The Content Pillar System
Don't post randomly. Build 3-4 content pillars (recurring themes or formats) and rotate between them.
Example for a fitness creator:
- Pillar 1: Quick workout tutorials (educational)
- Pillar 2: Form correction reactions (engagement bait)
- Pillar 3: Day-in-the-life content (personal brand)
- Pillar 4: Myth-busting (contrarian takes)
This system gives TikTok clear signals about what your content is and who should see it.
Leverage Trending Sounds Strategically
Trending sounds still work but the strategy has evolved:
- Use trending sounds within the first 24-48 hours of the trend
- Adapt the sound to your niche (don't force it)
- Original audio now performs as well as trending sounds for many niches
- If your content is information-heavy, your voice IS the audio. Don't layer a sound over it.
Comment Engagement (First Hour)
Reply to every comment in the first hour after posting. This does two things:
1. Doubles the comment count (your replies count as comments)
2. Signals to TikTok that the video is generating conversation
Pin a controversial or question-provoking comment to encourage more discussion.
Series and Multi-Part Content
TikTok rewards series content because it drives follow behavior. A "Part 1" video that performs well creates anticipation for Part 2, which means higher early engagement on the follow-up.
Use series when:
- A topic is too large for one video
- A story naturally has multiple parts
- You want to build anticipation and follows
Label parts clearly in the text overlay: "Part 1 of 3" or "Day 1 of 30."
What Doesn't Work Anymore
Hashtag stuffing. Using 15+ hashtags does not increase reach. Use 3-5 relevant hashtags.
Follow-for-follow. Inflated follower counts with no real audience destroy your engagement rate, which is a signal TikTok uses for distribution.
Posting 5+ times per day. Quality over quantity. 1-2 high-quality posts per day outperforms 5 low-quality posts. Your videos compete with each other for your audience's attention.
Deleting and reposting. TikTok detects this and it can reduce your reach. If a video underperforms, learn from it and make a better version, not a repost.
Engagement pods. Groups that agree to like and comment on each other's content. TikTok's algorithm is sophisticated enough to detect artificial engagement patterns.
TikTok SEO (The Underrated Opportunity)
TikTok is increasingly a search engine, especially for Gen Z. 40%+ of young users search TikTok before Google for recommendations, tutorials, and reviews.
Optimize for search:
- Include target keywords in your caption and on-screen text
- Say your keywords in the video (TikTok transcribes audio)
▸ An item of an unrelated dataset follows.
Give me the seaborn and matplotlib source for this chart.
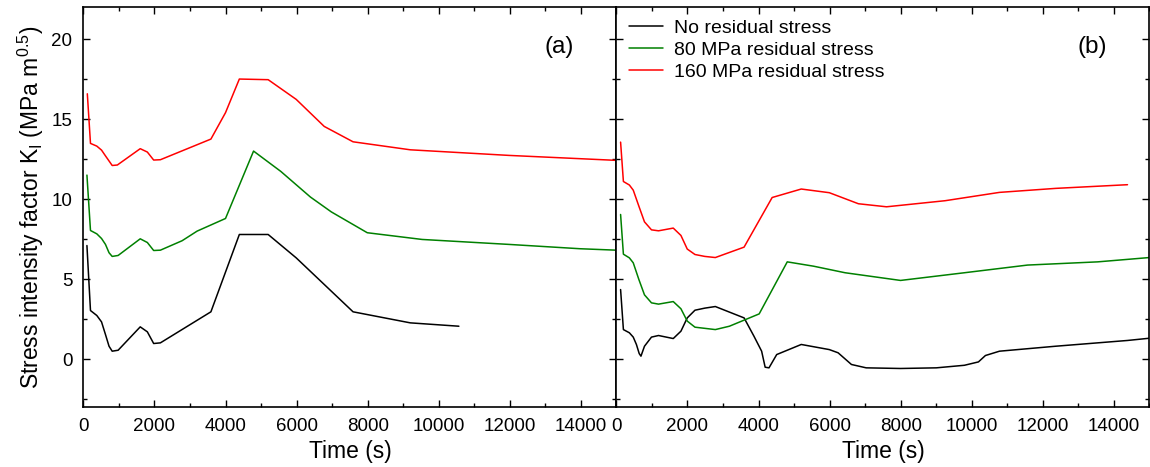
import pandas as pd
import matplotlib.pyplot as plt
import seaborn as sns
from matplotlib.ticker import MultipleLocator

# ---------------------------------------------------------
# data (time in s, K_I in MPa m^0.5)
# ---------------------------------------------------------
SERIES = ['No residual stress', '80 MPa residual stress', '160 MPa residual stress']
COLORS = ['#000000', '#008000', '#ff0000']

# panel (a)
a_t_none = [100, 200, 378, 511, 622, 722, 811, 978, 1600, 1800, 1978, 2167, 3589, 4389, 5200, 5989, 7589, 9200, 10567]
a_k_none = [7.1, 3.04, 2.73, 2.33, 1.54, 0.81, 0.5, 0.56, 2.02, 1.71, 0.98, 1.02, 2.96, 7.79, 7.79, 6.33, 2.96, 2.27, 2.06]

a_t_80 = [100, 200, 378, 511, 622, 722, 811, 978, 1600, 1800, 1978, 2167, 2778, 3200, 4000, 4789, 5556, 6389, 6978, 7989, 9533, 11978, 13978, 15000]
a_k_80 = [11.5, 8.04, 7.83, 7.54, 7.17, 6.65, 6.42, 6.48, 7.52, 7.29, 6.79, 6.81, 7.4, 8.0, 8.79, 13.0, 11.73, 10.13, 9.2, 7.9, 7.48, 7.17, 6.9, 6.81]

a_t_160 = [111, 200, 378, 511, 622, 811, 956, 1600, 1800, 1978, 2167, 3589, 4000, 4389, 5200, 5989, 6778, 7589, 9200, 11978, 15000]
a_k_160 = [16.58, 13.48, 13.31, 13.06, 12.7, 12.1, 12.13, 13.15, 12.94, 12.44, 12.46, 13.75, 15.4, 17.5, 17.46, 16.23, 14.54, 13.58, 13.08, 12.73, 12.42]

# panel (b)
b_t_none = [118, 197, 365, 474, 563, 642, 691, 790, 987, 1185, 1600, 1816, 1994, 2211, 2488, 2784, 3593, 3870, 4087, 4186, 4294, 4511,
            5202, 5992, 6239, 6614, 7029, 7996, 9003, 9793, 10188, 10385, 10780, 12359, 14383, 15000]
b_k_none = [4.35, 1.85, 1.65, 1.38, 0.92, 0.35, 0.19, 0.81, 1.38, 1.48, 1.29, 1.75, 2.58, 3.06, 3.19, 3.29, 2.58, 1.44, 0.5, -0.5, -0.54, 0.29,
            0.92, 0.6, 0.4, -0.33, -0.54, -0.58, -0.54, -0.38, -0.17, 0.23, 0.5, 0.81, 1.17, 1.31]

b_t_80 = [118, 197, 365, 474, 632, 790, 987, 1185, 1600, 1816, 1994, 2211, 2784, 3180, 4018, 4808, 5548, 6436, 7996, 9793, 11570, 13544, 15000]
b_k_80 = [9.04, 6.56, 6.33, 6.02, 4.98, 4.02, 3.52, 3.44, 3.6, 3.15, 2.38, 2.0, 1.85, 2.06, 2.83, 6.08, 5.81, 5.4, 4.92, 5.4, 5.88, 6.08, 6.35]

b_t_160 = [118, 197, 365, 474, 632, 790, 987, 1185, 1600, 1816, 1994, 2211, 2488, 2784, 3593, 4383, 5202, 5992, 6811, 7601, 9250, 10780, 12359, 14383]
b_k_160 = [13.56, 11.1, 10.88, 10.56, 9.56, 8.58, 8.08, 8.02, 8.19, 7.73, 6.88, 6.54, 6.42, 6.35, 7.0, 10.1, 10.63, 10.4, 9.71, 9.52, 9.9, 10.42, 10.67, 10.9]


def long_frame(pairs):
    frames = []
    for name, (t, k) in zip(SERIES, pairs):
        frames.append(pd.DataFrame({'time': t, 'K': k, 'case': name}))
    return pd.concat(frames, ignore_index=True)


df_a = long_frame([(a_t_none, a_k_none), (a_t_80, a_k_80), (a_t_160, a_k_160)])
df_b = long_frame([(b_t_none, b_k_none), (b_t_80, b_k_80), (b_t_160, b_k_160)])

# ---------------------------------------------------------
# plotting
# ---------------------------------------------------------
sns.set_style('ticks')
plt.rcParams['font.family'] = ['Liberation Sans', 'DejaVu Sans']
plt.rcParams['mathtext.default'] = 'regular'
plt.rcParams['xtick.direction'] = 'in'
plt.rcParams['ytick.direction'] = 'in'
for key in ['text.color', 'axes.labelcolor', 'xtick.color', 'ytick.color', 'axes.edgecolor']:
    plt.rcParams[key] = 'black'

fig = plt.figure(figsize=(11.5, 4.67), dpi=100)
ax1 = fig.add_axes([0.0725, 0.128, 0.4635, 0.857])
ax2 = fig.add_axes([0.536, 0.128, 0.4635, 0.857], sharey=ax1)

palette = dict(zip(SERIES, COLORS))
sns.lineplot(data=df_a, x='time', y='K', hue='case', palette=palette, sort=False,
             estimator=None, lw=1.1, ax=ax1, legend=False)
sns.lineplot(data=df_b, x='time', y='K', hue='case', palette=palette, sort=False,
             estimator=None, lw=1.1, ax=ax2)

for ax, tag in [(ax1, '(a)'), (ax2, '(b)')]:
    ax.set_xlim(0, 15000)
    ax.set_ylim(-3, 22)
    ax.xaxis.set_major_locator(MultipleLocator(2000))
    ax.xaxis.set_minor_locator(MultipleLocator(1000))
    ax.yaxis.set_major_locator(MultipleLocator(5))
    ax.yaxis.set_minor_locator(MultipleLocator(2.5))
    ax.tick_params(which='both', top=True, right=True, labelsize=13.5, length=5, width=1, pad=8)
    ax.tick_params(which='minor', length=3)
    for s in ax.spines.values():
        s.set_linewidth(1.2)
    ax.set_xlabel('Time (s)', fontsize=16.5, labelpad=3)
    ax.text(0.893, 0.90, tag, transform=ax.transAxes, fontsize=17.5, ha='center', va='center')

ax1.set_ylabel('Stress intensity factor K$_I$ (MPa m$^{0.5}$)', fontsize=16.5, labelpad=4)
ax2.set_ylabel('')
ax2.tick_params(labelleft=False)

leg = ax2.legend(loc='upper left', frameon=False, fontsize=14, handlelength=1.75,
                 borderaxespad=0.25, labelspacing=0.22, handletextpad=0.55)
leg.set_title(None)

fig.savefig('out.png', dpi=100)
- Use hashtags that match search queries (not just trending hashtags)
- Answer specific questions in your niche
High-search-volume content types:
- "How to..." tutorials
- Product reviews and comparisons
- "Best [thing] for [use case]" lists
- Recipe and routine walkthroughs
Search-optimized content has a longer lifespan than trend-dependent content. A tutorial video can generate steady views for months through search, while a trend-based video peaks in days.
Measuring What Matters
In TikTok Analytics, focus on:
1. Average watch time (should be increasing over time)
2. Video views by source (For You page % should be 60%+ for growth)
3. Profile visits from videos (conversion to profile visitors)
4. Follow rate from videos (new followers per video)
Ignore total follower count as a primary metric. A creator with 10K followers and 500K average views is in a much better position than one with 500K followers and 10K average views.